◆ **Aim of the exercise**
Set aside the pictures and output only the lines from the one containing "Recreate this image" up to and including the one containing "import * as".

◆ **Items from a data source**
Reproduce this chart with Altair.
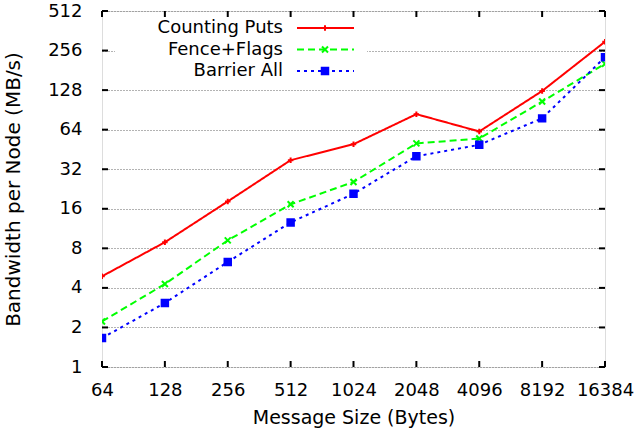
import altair as alt
import pandas as pd

sizes = [64, 128, 256, 512, 1024, 2048, 4096, 8192, 16384]
series_names = ["Counting Puts", "Fence+Flags", "Barrier All"]
counting_puts = [4.9, 8.9, 18.2, 37.5, 49.6, 84, 62, 126, 299]
fence_flags = [2.22, 4.28, 9.2, 17.3, 25.6, 50.3, 54.8, 104.7, 203]
barrier_all = [1.66, 3.07, 6.3, 12.6, 20.8, 40.2, 49.1, 78, 228]
y_ticks = [1, 2, 4, 8, 16, 32, 64, 128, 256, 512]

colors = ["#ff0000", "#00ff00", "#0000ff"]
fills = ["transparent", "transparent", "#0000ff"]
dashes = [[1, 0], [7, 4], [3, 4]]
shapes = ["M-1,0L1,0M0,-1L0,1", "M-1,-1L1,1M-1,1L1,-1", "M-1,-1L1,-1L1,1L-1,1Z"]
marker_sizes = [30, 42, 22]

rows = []
for name, vals in zip(series_names, [counting_puts, fence_flags, barrier_all]):
    for s, v in zip(sizes, vals):
        rows.append({"size": s, "bw": v, "series": name})
df = pd.DataFrame(rows)
leg_df = pd.DataFrame({"series": series_names})

W, H = 503, 356
FONT = "DejaVu Sans"

xs = alt.Scale(type="log", base=2, domain=[64, 16384])
ys = alt.Scale(type="log", base=2, domain=[1, 512])
color_scale = alt.Scale(domain=series_names, range=colors)
fill_scale = alt.Scale(domain=series_names, range=fills)
dash_scale = alt.Scale(domain=series_names, range=dashes)
shape_scale = alt.Scale(domain=series_names, range=shapes)
size_scale = alt.Scale(domain=series_names, range=marker_sizes)
leg_y = alt.Scale(type="point", domain=series_names, range=[17, 60], padding=0)

x_axis = alt.Axis(
    values=sizes, format="d", title="Message Size (Bytes)", grid=False,
    domain=False, ticks=False, labelPadding=14, labelFontSize=18,
    titleFontSize=19, titlePadding=9, labelFont=FONT, titleFont=FONT,
    titleFontWeight="normal", labelColor="black", titleColor="black",
    labelFlush=False)
y_axis = alt.Axis(
    values=y_ticks, format="d", title="Bandwidth per Node (MB/s)", grid=True,
    gridDash=[1, 2], gridColor="#666666", gridWidth=1,
    domain=False, ticks=False, labelPadding=20, labelFontSize=18,
    titleFontSize=20, titlePadding=24, labelFont=FONT, titleFont=FONT,
    titleFontWeight="normal", labelColor="black", titleColor="black",
    labelFlush=False)


def marker_enc():
    return dict(
        color=alt.Color("series:N", scale=color_scale, legend=None),
        fill=alt.Fill("series:N", scale=fill_scale, legend=None),
        shape=alt.Shape("series:N", scale=shape_scale, legend=None),
        size=alt.Size("series:N", scale=size_scale, legend=None),
    )


lines = alt.Chart(df).mark_line(strokeWidth=2, clip=True).encode(
    x=alt.X("size:Q", scale=xs, axis=x_axis, title="Message Size (Bytes)"),
    y=alt.Y("bw:Q", scale=ys, axis=y_axis),
    color=alt.Color("series:N", scale=color_scale, legend=None),
    strokeDash=alt.StrokeDash("series:N", scale=dash_scale, legend=None),
)

points = alt.Chart(df).mark_point(filled=False, strokeWidth=2, opacity=1, clip=True).encode(
    x=alt.X("size:Q", scale=xs, axis=x_axis, title="Message Size (Bytes)"),
    y=alt.Y("bw:Q", scale=ys, axis=None),
    **marker_enc(),
)

xt = pd.DataFrame({"v": sizes})
yt = pd.DataFrame({"v": y_ticks})
tick_style = dict(color="black", strokeWidth=2)
xb = alt.Chart(xt).mark_rule(**tick_style).encode(
    x=alt.X("v:Q", scale=xs, axis=x_axis, title="Message Size (Bytes)"),
    y=alt.value(H), y2=alt.value(H - 6))
xtop = alt.Chart(xt).mark_rule(**tick_style).encode(
    x=alt.X("v:Q", scale=xs, axis=x_axis, title="Message Size (Bytes)"),
    y=alt.value(0), y2=alt.value(6))
yl = alt.Chart(yt).mark_rule(**tick_style).encode(
    y=alt.Y("v:Q", scale=ys, axis=None), x=alt.value(0), x2=alt.value(6))
yr = alt.Chart(yt).mark_rule(**tick_style).encode(
    y=alt.Y("v:Q", scale=ys, axis=None), x=alt.value(W - 6), x2=alt.value(W))

leg_lines = alt.Chart(leg_df).mark_rule(strokeWidth=2).encode(
    x=alt.value(195), x2=alt.value(252),
    y=alt.Y("series:N", scale=leg_y, axis=None),
    color=alt.Color("series:N", scale=color_scale, legend=None),
    strokeDash=alt.StrokeDash("series:N", scale=dash_scale, legend=None),
)
leg_pts = alt.Chart(leg_df).mark_point(filled=False, strokeWidth=2, opacity=1).encode(
    x=alt.value(223),
    y=alt.Y("series:N", scale=leg_y, axis=None),
    **marker_enc(),
)
leg_text = alt.Chart(leg_df).mark_text(
    align="right", baseline="middle", fontSize=18, font=FONT, color="black").encode(
    x=alt.value(181),
    y=alt.Y("series:N", scale=leg_y, axis=None),
    text="series:N",
)

# white box behind the key, masking the grid line it covers
bg = alt.Chart(pd.DataFrame({"a": [0]})).mark_rect(color="white").encode(
    x=alt.value(13), x2=alt.value(265), y=alt.value(3), y2=alt.value(75))

chart = alt.layer(bg, lines, points, xb, xtop, yl, yr, leg_lines, leg_pts, leg_text).resolve_scale(
    y="independent"
).properties(
    width=W, height=H,
    autosize=alt.AutoSizeParams(type="none"),
    padding={"left": 102, "top": 11, "right": 33, "bottom": 71},
).configure_view(stroke="black", strokeWidth=3).configure(background="white")

chart.save("out.html", embed_options={"renderer": "svg", "actions": False})
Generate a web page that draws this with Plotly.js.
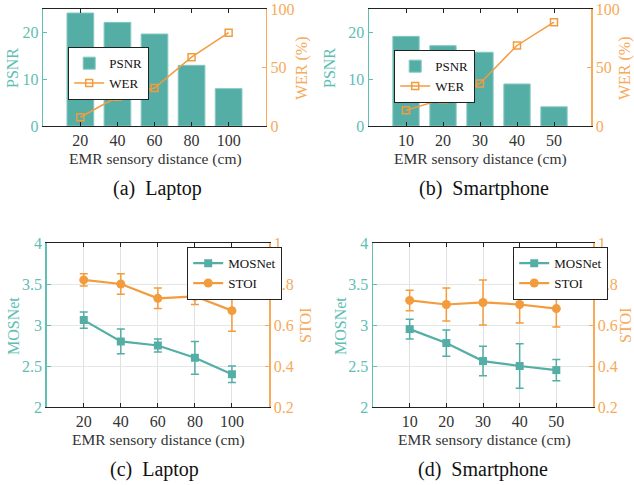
<!DOCTYPE html>
<html><head><meta charset="utf-8">
<script src="https://cdn.plot.ly/plotly-3.0.1.min.js"></script>
<style>html,body{margin:0;padding:0;background:#fff}#chart{width:634px;height:485px}</style>
</head><body><div id="chart"></div>
<script>
// ---- data ----
const laptopDist = [20, 40, 60, 80, 100];
const phoneDist = [10, 20, 30, 40, 50];
const laptopPSNR = [24.2, 22.2, 19.7, 13.0, 8.0];
const laptopWER = [7.5, 25, 32.5, 59, 80];
const phonePSNR = [19.2, 17.2, 15.8, 9.0, 4.1];
const phoneWER = [13.5, 23, 36.5, 69, 89];
const laptopMOS = [3.06, 2.80, 2.75, 2.60, 2.40];
const laptopMOSErr = [0.10, 0.15, 0.08, 0.20, 0.10];
const laptopSTOI = [0.82, 0.80, 0.73, 0.74, 0.67];
const laptopSTOIErr = [0.03, 0.05, 0.05, 0.04, 0.10];
const phoneMOS = [2.95, 2.78, 2.56, 2.50, 2.45];
const phoneMOSErr = [0.12, 0.16, 0.18, 0.27, 0.13];
const phoneSTOI = [0.72, 0.70, 0.71, 0.70, 0.68];
const phoneSTOIErr = [0.05, 0.08, 0.11, 0.09, 0.09];
const captions = ['(a)\u00a0 Laptop', '(b)\u00a0 Smartphone', '(c)\u00a0 Laptop', '(d)\u00a0 Smartphone'];
const xTitle = 'EMR sensory distance (cm)';

const W = 634, H = 485;
const TEAL = 'rgb(85,174,165)';
const TEAL_T = 'rgb(96,190,178)';
const ORANGE = 'rgb(243,156,62)';
const ORANGE_T = 'rgb(246,170,90)';
const FONT = '"Liberation Serif", "Times New Roman", serif';
const px = v => v / W;
const py = v => 1 - v / H;

const traces = [
  {type:'bar', x:laptopDist, y:laptopPSNR, name:'PSNR', xaxis:'x', yaxis:'y', width:14.4,
   marker:{color:TEAL, line:{color:'rgb(130,200,192)', width:1}}, legend:'legend'},
  {type:'scatter', mode:'lines+markers', x:laptopDist, y:laptopWER, name:'WER', xaxis:'x', yaxis:'y2',
   line:{color:ORANGE, width:1.5}, marker:{symbol:'square-open', size:7, color:ORANGE, line:{width:1.5}}, legend:'legend'},
  {type:'bar', x:phoneDist, y:phonePSNR, name:'PSNR', xaxis:'x2', yaxis:'y3', width:7.1,
   marker:{color:TEAL, line:{color:'rgb(130,200,192)', width:1}}, legend:'legend2'},
  {type:'scatter', mode:'lines+markers', x:phoneDist, y:phoneWER, name:'WER', xaxis:'x2', yaxis:'y4',
   line:{color:ORANGE, width:1.5}, marker:{symbol:'square-open', size:7, color:ORANGE, line:{width:1.5}}, legend:'legend2'},
  {type:'scatter', mode:'lines+markers', x:laptopDist, y:laptopMOS, name:'MOSNet', xaxis:'x3', yaxis:'y5',
   error_y:{type:'data', array:laptopMOSErr, color:TEAL, thickness:1.5, width:4},
   line:{color:TEAL, width:2.2}, marker:{symbol:'square', size:8, color:TEAL}, legend:'legend3'},
  {type:'scatter', mode:'lines+markers', x:laptopDist, y:laptopSTOI, name:'STOI', xaxis:'x3', yaxis:'y6',
   error_y:{type:'data', array:laptopSTOIErr, color:ORANGE, thickness:1.5, width:4},
   line:{color:ORANGE, width:2.2}, marker:{symbol:'circle', size:9, color:ORANGE}, legend:'legend3'},
  {type:'scatter', mode:'lines+markers', x:phoneDist, y:phoneMOS, name:'MOSNet', xaxis:'x4', yaxis:'y7',
   error_y:{type:'data', array:phoneMOSErr, color:TEAL, thickness:1.5, width:4},
   line:{color:TEAL, width:2.2}, marker:{symbol:'square', size:8, color:TEAL}, legend:'legend4'},
  {type:'scatter', mode:'lines+markers', x:phoneDist, y:phoneSTOI, name:'STOI', xaxis:'x4', yaxis:'y8',
   error_y:{type:'data', array:phoneSTOIErr, color:ORANGE, thickness:1.5, width:4},
   line:{color:ORANGE, width:2.2}, marker:{symbol:'circle', size:9, color:ORANGE}, legend:'legend4'}
];

const TICK = 16;
function xax(dom, anchor, range, tickvals, grid) {
  return {domain:dom, anchor:anchor, range:range, tickvals:tickvals, ticks:'inside', ticklen:4,
    tickcolor:'#222', linecolor:'#222', linewidth:1.2, showline:true, mirror:'ticks',
    showgrid:grid, gridcolor:'rgb(225,225,225)', gridwidth:1, zeroline:false,
    tickfont:{family:FONT, size:TICK, color:'#333'}};
}
function yl(dom, anchor, range, dtick, grid) {
  return {domain:dom, anchor:anchor, range:range, dtick:dtick, ticks:'inside', ticklen:4,
    tickcolor:TEAL_T, linecolor:TEAL_T, linewidth:1.5, showline:true, side:'left',
    showgrid:grid, gridcolor:'rgb(225,232,230)', gridwidth:1, zeroline:false,
    tickfont:{family:FONT, size:TICK, color:TEAL_T}};
}
function yr(overlay, anchor, range, dtick) {
  return {overlaying:overlay, anchor:anchor, range:range, dtick:dtick, side:'right', ticks:'inside', ticklen:4,
    tickcolor:ORANGE_T, linecolor:ORANGE_T, linewidth:1.5, showline:true,
    showgrid:false, zeroline:false, tickfont:{family:FONT, size:TICK, color:ORANGE_T}};
}

const topY = [py(126), py(9.3)];
const botY = [py(407), py(243)];

function leg(x, y) {
  return {x:px(x), y:py(y), xanchor:'left', yanchor:'top', bgcolor:'#fff', bordercolor:'#222', borderwidth:1.2,
    font:{family:FONT, size:13, color:'#111'}, tracegroupgap:0, itemwidth:30};
}

const ann = [];
function A(text, x, y, size, color, angle) {
  ann.push({text:text, x:px(x), y:py(y), xref:'paper', yref:'paper', showarrow:false,
    xanchor:'center', yanchor:'middle', textangle:angle||0,
    font:{family:FONT, size:size, color:color}});
}
// axis titles
A('PSNR', 13, 68, 16, TEAL_T, -90); A('WER (%)', 302, 68, 16, ORANGE_T, -90);
A('PSNR', 330, 68, 16, TEAL_T, -90); A('WER (%)', 625, 68, 16, ORANGE_T, -90);
A('MOSNet', 13, 326, 16, TEAL_T, -90); A('STOI', 305, 326, 16, ORANGE_T, -90);
A('MOSNet', 340, 326, 16, TEAL_T, -90); A('STOI', 625, 326, 16, ORANGE_T, -90);
A(xTitle, 155.5, 159, 15.5, '#333');
A(xTitle, 480, 159, 15.5, '#333');
A(xTitle, 158, 440, 15.5, '#333');
A(xTitle, 484, 440, 15.5, '#333');
A(captions[0], 157, 189, 20, '#111');
A(captions[1], 484, 189, 20, '#111');
A(captions[2], 154, 469, 20, '#111');
A(captions[3], 483, 469, 20, '#111');

const layout = {
  width:W, height:H, margin:{l:0, r:0, t:0, b:0}, paper_bgcolor:'#fff', plot_bgcolor:'#fff',
  font:{family:FONT}, bargap:0,
  xaxis: xax([px(43.3), px(265.7)], 'y', [0, 120], laptopDist, false),
  yaxis: yl(topY, 'x', [0, 25], 10, false),
  yaxis2: yr('y', 'x', [0, 100], 50),
  xaxis2: xax([px(369), px(591)], 'y3', [0, 60], phoneDist, false),
  yaxis3: yl(topY, 'x2', [0, 25], 10, false),
  yaxis4: yr('y3', 'x2', [0, 100], 50),
  xaxis3: xax([px(46.7), px(269)], 'y5', [0, 120], laptopDist, true),
  yaxis5: yl(botY, 'x3', [2, 4], 0.5, true),
  yaxis6: yr('y5', 'x3', [0.2, 1], 0.2),
  xaxis4: xax([px(373), px(593)], 'y7', [0, 60], phoneDist, true),
  yaxis7: yl(botY, 'x4', [2, 4], 0.5, true),
  yaxis8: yr('y7', 'x4', [0.2, 1], 0.2),
  legend: leg(68, 47),
  legend2: leg(394, 50),
  legend3: leg(187, 247),
  legend4: leg(513, 247),
  annotations: ann
};

Plotly.newPlot('chart', traces, layout, {staticPlot:true, displayModeBar:false});
</script></body></html>
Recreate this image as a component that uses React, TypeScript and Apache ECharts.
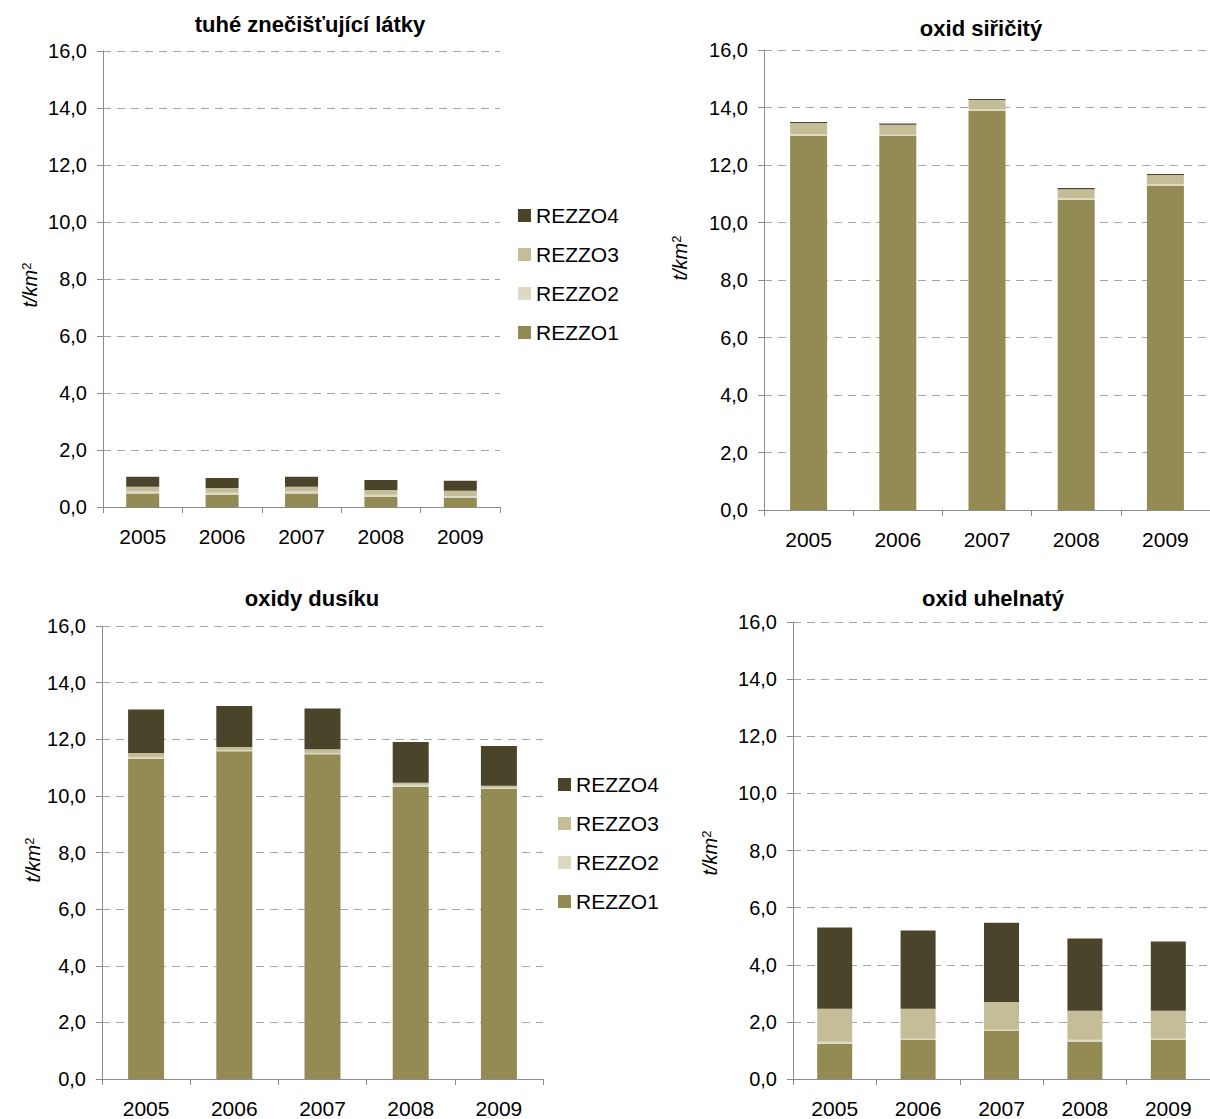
import React, { useEffect, useRef } from "react";
import * as echarts from "echarts";

const years = ["2005", "2006", "2007", "2008", "2009"];
const seriesNames = ["REZZO1", "REZZO2", "REZZO3", "REZZO4"];
const colors = ["#948A54", "#DDD9C3", "#C4BD97", "#4A452A"];
const titles = ["tuhé znečišťující látky", "oxid siřičitý", "oxidy dusíku", "oxid uhelnatý"];

// tuhé znečišťující látky
const tzlR1 = [0.47, 0.43, 0.47, 0.36, 0.32];
const tzlR2 = [0.07, 0.07, 0.07, 0.07, 0.06];
const tzlR3 = [0.17, 0.17, 0.17, 0.17, 0.19];
const tzlR4 = [0.35, 0.35, 0.35, 0.35, 0.35];

// oxid siřičitý
const so2R1 = [13.01, 13.01, 13.88, 10.78, 11.27];
const so2R2 = [0.07, 0.04, 0.07, 0.07, 0.07];
const so2R3 = [0.38, 0.35, 0.31, 0.31, 0.31];
const so2R4 = [0.04, 0.04, 0.04, 0.04, 0.04];

// oxidy dusíku
const noxR1 = [11.3, 11.58, 11.47, 10.32, 10.25];
const noxR2 = [0.07, 0.04, 0.04, 0.07, 0.04];
const noxR3 = [0.14, 0.11, 0.14, 0.07, 0.07];
const noxR4 = [1.54, 1.44, 1.44, 1.44, 1.4];

// oxid uhelnatý
const coR1 = [1.23, 1.37, 1.68, 1.3, 1.37];
const coR2 = [0.07, 0.04, 0.04, 0.07, 0.04];
const coR3 = [1.16, 1.05, 0.98, 1.02, 0.98];
const coR4 = [2.84, 2.74, 2.77, 2.53, 2.42];

const chartData = [
  [tzlR1, tzlR2, tzlR3, tzlR4],
  [so2R1, so2R2, so2R3, so2R4],
  [noxR1, noxR2, noxR3, noxR4],
  [coR1, coR2, coR3, coR4],
];

const FONT = "'Liberation Sans', Arial, sans-serif";

export default function App() {
  const ref = useRef<HTMLDivElement>(null);

  useEffect(() => {
    if (!ref.current) return;
    const chart = echarts.init(ref.current, null, { renderer: "svg" });

    const grids = [
      { left: 103, top: 51, width: 397, height: 456 },
      { left: 764, top: 50, width: 453, height: 460 },
      { left: 102, top: 626, width: 441, height: 455 },
      { left: 793, top: 622, width: 430, height: 458 },
    ];
    const barWidths = [33, 37, 36, 35];
    const titlePos = [
      [310, 24],
      [981, 28],
      [312, 598],
      [993, 598],
    ];
    const yNamePos = [
      [30, 285],
      [680, 258],
      [33, 860],
      [710, 853],
    ];

    const xAxes = grids.map((_, i) => ({
      type: "category",
      gridIndex: i,
      data: years,
      axisLine: { lineStyle: { color: "#8c8c8c", width: 1 } },
      axisTick: { show: true, length: 6, lineStyle: { color: "#8c8c8c" } },
      axisLabel: { color: "#000", fontSize: 21, fontFamily: FONT, margin: 19 },
    }));

    const yAxes = grids.map((_, i) => ({
      type: "value",
      gridIndex: i,
      min: 0,
      max: 16,
      interval: 2,
      axisLine: { show: true, lineStyle: { color: "#8c8c8c", width: 1 } },
      axisTick: { show: true, length: 6, lineStyle: { color: "#8c8c8c" } },
      axisLabel: {
        color: "#000",
        fontSize: 20,
        fontFamily: FONT,
        margin: 16,
        formatter: (v: number) => v.toFixed(1).replace(".", ","),
      },
      splitLine: {
        show: true,
        lineStyle: { color: "#a6a6a6", type: [8, 6], width: 1 },
      },
    }));

    const series: any[] = [];
    chartData.forEach((groups, i) => {
      groups.forEach((values, k) => {
        series.push({
          type: "bar",
          name: seriesNames[k],
          stack: "s" + i,
          xAxisIndex: i,
          yAxisIndex: i,
          barWidth: barWidths[i],
          data: values,
          itemStyle: { color: colors[k] },
        });
      });
    });

    const graphics: any[] = [];
    titles.forEach((t, i) => {
      graphics.push({
        type: "text",
        x: titlePos[i][0],
        y: titlePos[i][1],
        style: {
          text: t,
          align: "center",
          verticalAlign: "middle",
          fill: "#000",
          font: `bold 22px ${FONT}`,
        },
      });
      graphics.push({
        type: "text",
        x: yNamePos[i][0],
        y: yNamePos[i][1],
        rotation: Math.PI / 2,
        style: {
          text: "{a|t/km}{s|2}",
          align: "center",
          verticalAlign: "middle",
          fill: "#000",
          rich: {
            a: { fontSize: 20, fontStyle: "italic", fontFamily: FONT, fill: "#000" },
            s: { fontSize: 13, fontFamily: FONT, verticalAlign: "top", fill: "#000" },
          },
        },
      });
    });

    const legendBase = {
      orient: "vertical",
      data: ["REZZO4", "REZZO3", "REZZO2", "REZZO1"],
      itemWidth: 13,
      itemHeight: 13,
      itemGap: 18,
      padding: 0,
      icon: "rect",
      selectedMode: false,
      textStyle: { color: "#000", fontSize: 21, fontFamily: FONT, lineHeight: 21 },
    };

    chart.setOption({
      animation: false,
      backgroundColor: "#fff",
      grid: grids,
      xAxis: xAxes,
      yAxis: yAxes,
      series,
      legend: [
        { ...legendBase, left: 518, top: 205 },
        { ...legendBase, left: 558, top: 774 },
      ],
      graphic: graphics,
    });

    return () => chart.dispose();
  }, []);

  return (
    <div
      ref={ref}
      style={{ position: "absolute", left: 0, top: 0, width: 1210, height: 1119 }}
    />
  );
}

◆ **Output for this exercise**
Recreate this image as a component that uses React, TypeScript and Apache ECharts.
import React, { useEffect, useRef } from "react";
import * as echarts from "echarts";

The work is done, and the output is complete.